In certain riveting situations, such as some applications in the aircraft industry, it is believed desirable to have high-strength fasteners that are slightly larger than the hole in which they are to be installed, such that the rivets have to be forced into the hole with high interference. For example, titanium rivets may be forced into softer aluminum. This approach guarantees a tight fit with a rivet having high shear strength capabilities. Also, inserting the rivet, cold-works the material through which the rivet is inserted, thereby hardening and strengthening it.

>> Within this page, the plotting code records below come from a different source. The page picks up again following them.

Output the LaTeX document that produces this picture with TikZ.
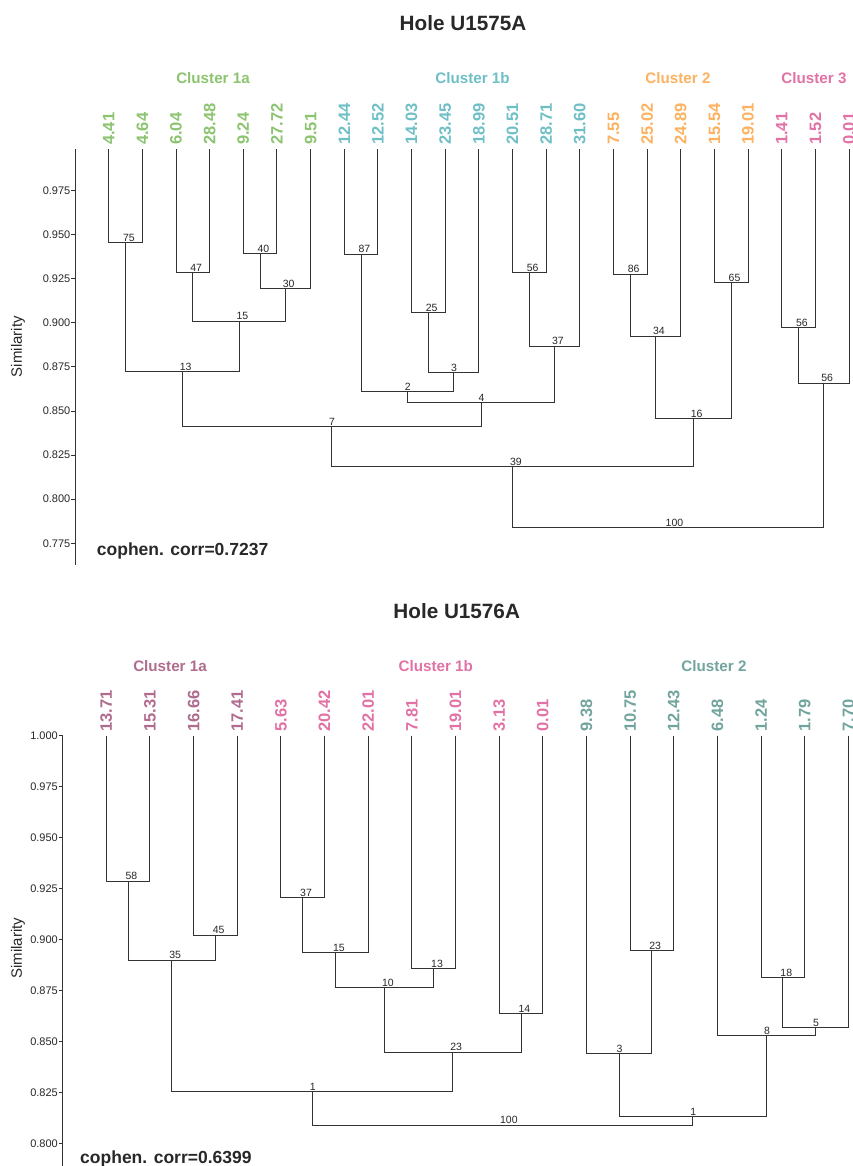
\documentclass[tikz,border=0pt]{standalone}
\usepackage{fontspec}
\setmainfont{Liberation Sans}
\usetikzlibrary{calc}
\definecolor{cg}{RGB}{140,196,112}
\definecolor{ct}{RGB}{110,192,198}
\definecolor{co}{RGB}{252,178,96}
\definecolor{cp}{RGB}{226,114,166}
\definecolor{cm}{RGB}{176,108,142}
\definecolor{cq}{RGB}{114,164,158}
\definecolor{ink}{RGB}{40,40,40}
\newcommand\mrg[6]{%
  \coordinate (#1) at (#2,#3);
  \draw[dl] (#5) |- (#1);
  \draw[dl] (#6) |- (#1);
  \node[nl] (#1l) at ([xshift=-2.7pt,yshift=0.8pt]#1) {#4};}
\begin{document}
\begin{tikzpicture}[x=1pt,y=-1pt,
  dl/.style={line width=1pt,draw=black!80},
  axl/.style={line width=1pt,draw=black!80},
  nl/.style={anchor=south west,inner sep=0pt,font=\fontsize{10.5}{11}\selectfont,text=ink},
  tkl/.style={anchor=east,inner sep=0pt,font=\fontsize{11}{12}\selectfont,text=ink},
  leaf/.style={anchor=west,rotate=90,inner sep=0pt,font=\fontsize{16.5}{18}\selectfont\bfseries},
  clus/.style={inner sep=0pt,font=\fontsize{15.2}{17}\selectfont\bfseries},
  ttl/.style={inner sep=0pt,font=\fontsize{20.7}{23}\selectfont\bfseries,text=ink},
  yl/.style={rotate=90,inner sep=0pt,font=\fontsize{15}{17}\selectfont,text=ink},
  coph/.style={anchor=base west,inner sep=0pt,font=\fontsize{17.5}{19}\selectfont\bfseries,text=ink}]
\useasboundingbox[fill=white] (0,0) rectangle (853,1166);

% ================= TOP PANEL =================
\node[ttl] (title1) at (463,23) {Hole U1575A};
\node[clus,text=cg] (c1a) at (213,77.8) {Cluster 1a};
\node[clus,text=ct] (c1b) at (472.5,77.8) {Cluster 1b};
\node[clus,text=co] (c2) at (678,77.8) {Cluster 2};
\node[clus,text=cp] (c3) at (814,77.8) {Cluster 3};

\coordinate (ax1t) at (75.3,149.3);
\coordinate (ax1b) at (75.3,565);
\draw[axl] (ax1t) -- (ax1b);
\foreach \v/\yy [count=\k] in {0.975/190.5,0.950/234.6,0.925/278.7,0.900/322.8,0.875/366.9,0.850/411.0,0.825/455.1,0.800/499.2,0.775/543.3}{
  \coordinate (tk1\k) at (71.3,\yy);
  \draw[axl] (tk1\k) -- (75.3,\yy);
  \node[tkl] (tl1\k) at (70.5,\yy) {\v};
}
\node[yl] (ylab1) at (18,346.7) {Similarity};

\foreach \lab/\col [count=\i from 0] in {4.41/cg,4.64/cg,6.04/cg,28.48/cg,9.24/cg,27.72/cg,9.51/cg,12.44/ct,12.52/ct,14.03/ct,23.45/ct,18.99/ct,20.51/ct,28.71/ct,31.60/ct,7.55/co,25.02/co,24.89/co,15.54/co,19.01/co,1.41/cp,1.52/cp,0.01/cp}{
  \coordinate (T\i) at ({108.7+33.65*\i},149.3);
  \node[leaf,text=\col] (TL\i) at ({108.7+33.65*\i},145) {\lab};
}

\mrg{a75}{125.5}{242.7}{75}{T0}{T1}
\mrg{a47}{192.8}{272.7}{47}{T2}{T3}
\mrg{a40}{260.1}{253.3}{40}{T4}{T5}
\mrg{a30}{285.4}{288.7}{30}{a40}{T6}
\mrg{a15}{239.1}{321}{15}{a47}{a30}
\mrg{a13}{182.3}{371.7}{13}{a75}{a15}
\mrg{b87}{361.1}{254}{87}{T7}{T8}
\mrg{b25}{428.4}{312.3}{25}{T9}{T10}
\mrg{b3}{453.6}{372.7}{3}{b25}{T11}
\mrg{b2}{407.4}{391}{2}{b87}{b3}
\mrg{b56}{529.3}{272.3}{56}{T12}{T13}
\mrg{b37}{554.6}{346}{37}{b56}{T14}
\mrg{b4}{481.0}{402.7}{4}{b2}{b37}
\mrg{a7}{331.7}{426}{7}{a13}{b4}
\mrg{c86}{630.3}{274}{86}{T15}{T16}
\mrg{c34}{655.5}{336}{34}{c86}{T17}
\mrg{c65}{731.2}{282.3}{65}{T18}{T19}
\mrg{c16}{693.4}{418.7}{16}{c34}{c65}
\mrg{r39}{512.5}{466.7}{39}{a7}{c16}
\mrg{d56}{798.5}{327.3}{56}{T20}{T21}
\mrg{d56b}{823.8}{383}{56}{d56}{T22}
\mrg{r100}{668.2}{527.3}{100}{r39}{d56b}

\node[coph] (coph1) at (96.7,555) {cophen. corr=0.7237};

% ================= BOTTOM PANEL =================
\node[ttl] (title2) at (456.7,611.3) {Hole U1576A};
\node[clus,text=cm] (e1a) at (170,665.8) {Cluster 1a};
\node[clus,text=cp] (e1b) at (435.8,665.8) {Cluster 1b};
\node[clus,text=cq] (e2) at (714,665.8) {Cluster 2};

\coordinate (ax2t) at (62.7,735.7);
\coordinate (ax2b) at (62.7,1166);
\draw[axl] (ax2t) -- (ax2b);
\foreach \v/\yy [count=\k] in {1.000/735.7,0.975/786.65,0.950/837.6,0.925/888.55,0.900/939.5,0.875/990.45,0.850/1041.4,0.825/1092.35,0.800/1143.3}{
  \coordinate (tk2\k) at (58.7,\yy);
  \draw[axl] (tk2\k) -- (62.7,\yy);
  \node[tkl] (tl2\k) at (58,\yy) {\v};
}
\node[yl] (ylab2) at (18,948.3) {Similarity};

\foreach \lab/\col [count=\i from 0] in {13.71/cm,15.31/cm,16.66/cm,17.41/cm,5.63/cp,20.42/cp,22.01/cp,7.81/cp,19.01/cp,3.13/cp,0.01/cp,9.38/cq,10.75/cq,12.43/cq,6.48/cq,1.24/cq,1.79/cq,7.70/cq}{
  \coordinate (B\i) at ({106.3+43.65*\i},735.7);
  \node[leaf,text=\col] (BL\i) at ({106.3+43.65*\i},731.7) {\lab};
}

\mrg{e58}{128.1}{881}{58}{B0}{B1}
\mrg{e45}{215.4}{935}{45}{B2}{B3}
\mrg{e35}{171.8}{960}{35}{e58}{e45}
\mrg{f37}{302.7}{897.3}{37}{B4}{B5}
\mrg{f15}{335.5}{952.7}{15}{f37}{B6}
\mrg{f13}{433.7}{968.7}{13}{B7}{B8}
\mrg{f10}{384.6}{987.3}{10}{f15}{f13}
\mrg{f14}{521.0}{1013}{14}{B9}{B10}
\mrg{f23}{452.8}{1052}{23}{f10}{f14}
\mrg{e1}{312.3}{1091.7}{1}{e35}{f23}
\mrg{g23}{651.9}{950.7}{23}{B12}{B13}
\mrg{g3}{619.2}{1053.3}{3}{B11}{g23}
\mrg{g18}{782.9}{977.3}{18}{B15}{B16}
\mrg{g5}{815.6}{1027.3}{5}{g18}{B17}
\mrg{g8}{766.5}{1035.7}{8}{B14}{g5}
\mrg{g1}{692.9}{1116.7}{1}{g3}{g8}
\mrg{s100}{502.6}{1125}{100}{e1}{g1}

\node[coph] (coph2) at (80,1163.3) {cophen. corr=0.6399};
\end{tikzpicture}
\end{document}
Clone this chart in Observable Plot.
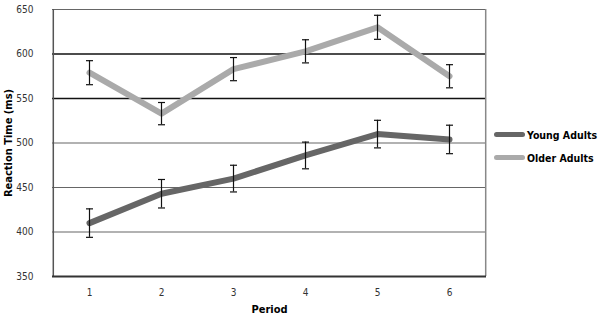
<!DOCTYPE html>
<html>
<head>
<meta charset="utf-8">
<script src="https://cdn.jsdelivr.net/npm/d3@7"></script>
<script src="https://cdn.jsdelivr.net/npm/@observablehq/plot@0.6"></script>
<style>
  html, body { margin: 0; padding: 0; background: #fff; }
  #wrap { position: relative; width: 600px; height: 318px; font-family: "Liberation Sans Narrow", "DejaVu Sans Condensed", "Open Sans", sans-serif; }
  #wrap svg { font-family: "Liberation Sans Narrow", "DejaVu Sans Condensed", "Open Sans", sans-serif; }
  g[aria-label="y-axis label"], g[aria-label="x-axis label"] { font-weight: bold; fill: #000; font-size: 11px; }
  g[aria-label="y-axis tick label"], g[aria-label="x-axis tick label"] { fill: #333; }
  #legend { position: absolute; left: 494px; top: 123px; font-size: 10.5px; font-weight: bold; color: #000; }
  #legend .item { display: flex; align-items: center; height: 23px; }
  #legend .sw { width: 31px; height: 5px; border-radius: 3px; margin-right: 2px; }
</style>
</head>
<body>
<div id="wrap"></div>
<script>
const periods = [1, 2, 3, 4, 5, 6];
const seriesNames = ["Young Adults", "Older Adults"];
const seriesColors = ["#666666", "#aaaaaa"];
const youngMean = [410, 443, 460, 486, 510, 504];
const youngErr  = [16, 16, 15, 15, 15.5, 16];
const olderMean = [579, 533, 583, 603, 630, 575];
const olderErr  = [13.5, 12.5, 13, 13, 13.5, 13];
const yTicks = [350, 400, 450, 500, 550, 600, 650];
const darkGrid = [550, 600];
const lightGrid = [400, 450, 500, 650];

const rows = [];
periods.forEach((p, i) => {
  rows.push({period: p, series: seriesNames[0], mean: youngMean[i], err: youngErr[i]});
  rows.push({period: p, series: seriesNames[1], mean: olderMean[i], err: olderErr[i]});
});

const capSymbol = {
  draw(context) {
    context.moveTo(-3.5, 0);
    context.lineTo(3.5, 0);
  }
};

const chart = Plot.plot({
  width: 600,
  height: 318,
  marginLeft: 52,
  marginRight: 114,
  marginTop: 9,
  marginBottom: 42,
  x: {type: "point", domain: periods, padding: 0.5},
  y: {domain: [350, 650]},
  color: {domain: seriesNames, range: seriesColors},
  marks: [
    Plot.ruleY(lightGrid, {stroke: "#666", strokeWidth: 1.2}),
    Plot.ruleY(darkGrid, {stroke: "#111", strokeWidth: 1.4}),
    Plot.ruleX([periods[periods.length - 1]], {stroke: "#888", strokeWidth: 1.5, dx: 36.2, y1: 350, y2: 650}),
    Plot.ruleX([periods[0]], {stroke: "#555", strokeWidth: 1.5, dx: -36.2, y1: 350, y2: 650}),
    Plot.ruleY([350], {stroke: "#333", strokeWidth: 1.8}),
    Plot.line(rows, {x: "period", y: "mean", z: "series", stroke: "series", strokeWidth: 6, strokeLinecap: "round", strokeLinejoin: "round"}),
    Plot.ruleX(rows, {x: "period", y1: d => d.mean - d.err, y2: d => d.mean + d.err, stroke: "#111", strokeWidth: 1.2}),
    Plot.dot(rows, {x: "period", y: d => d.mean - d.err, symbol: capSymbol, stroke: "#111", strokeWidth: 1.2, fill: "none"}),
    Plot.dot(rows, {x: "period", y: d => d.mean + d.err, symbol: capSymbol, stroke: "#111", strokeWidth: 1.2, fill: "none"}),
    Plot.axisY(yTicks, {tickSize: 0, tickPadding: 19, fontSize: 10, label: "Reaction Time (ms)", labelAnchor: "center", labelArrow: "none", labelOffset: 48}),
    Plot.axisX(periods, {tickSize: 0, tickPadding: 12, fontSize: 10, label: "Period", labelAnchor: "center", labelArrow: "none", labelOffset: 36})
  ]
});

const wrap = document.getElementById("wrap");
wrap.appendChild(chart);

const legend = document.createElement("div");
legend.id = "legend";
seriesNames.forEach((name, i) => {
  const item = document.createElement("div");
  item.className = "item";
  const sw = document.createElement("span");
  sw.className = "sw";
  sw.style.background = seriesColors[i];
  const t = document.createElement("span");
  t.textContent = name;
  item.appendChild(sw);
  item.appendChild(t);
  legend.appendChild(item);
});
wrap.appendChild(legend);
</script>
</body>
</html>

When working with regular riveting tools, the clamping force is not sufficient to support the workpiece enough to drive a rivet in the hole with high interference. As a result, aircraft manufacturing has developed other techniques such as to employ rivets of special shapes or special coatings, or use vibrational inserters, and reduce the interference in the rivet installation. With such approaches, the cost of installation is increased, but yet maximum strength is not achieved.
In some manufacturing operations, holes through workpieces are pre-drilled, and riveting is later performed after a separate positioning and clamping operation. This requires accurate alignment and coordination between the drilling and riveting operations, and increases expense. It is desirable that the rivet hole be drilled immediately preceding the installation of the rivet using the same fixturing and clamping arrangement. This approach is more accurate and more efficient.
It is particularly desirable to have an efficient installation tool for a recently developed rivet of the type disclosed in U.S. Pat. No. 4,688,317, issued to the same assignee as the present invention. With that rivet, a portion of an upset head is partially sheared from the head and flattened against the workpiece. This technique provides tension on the rivet shank to maintain a tight joint.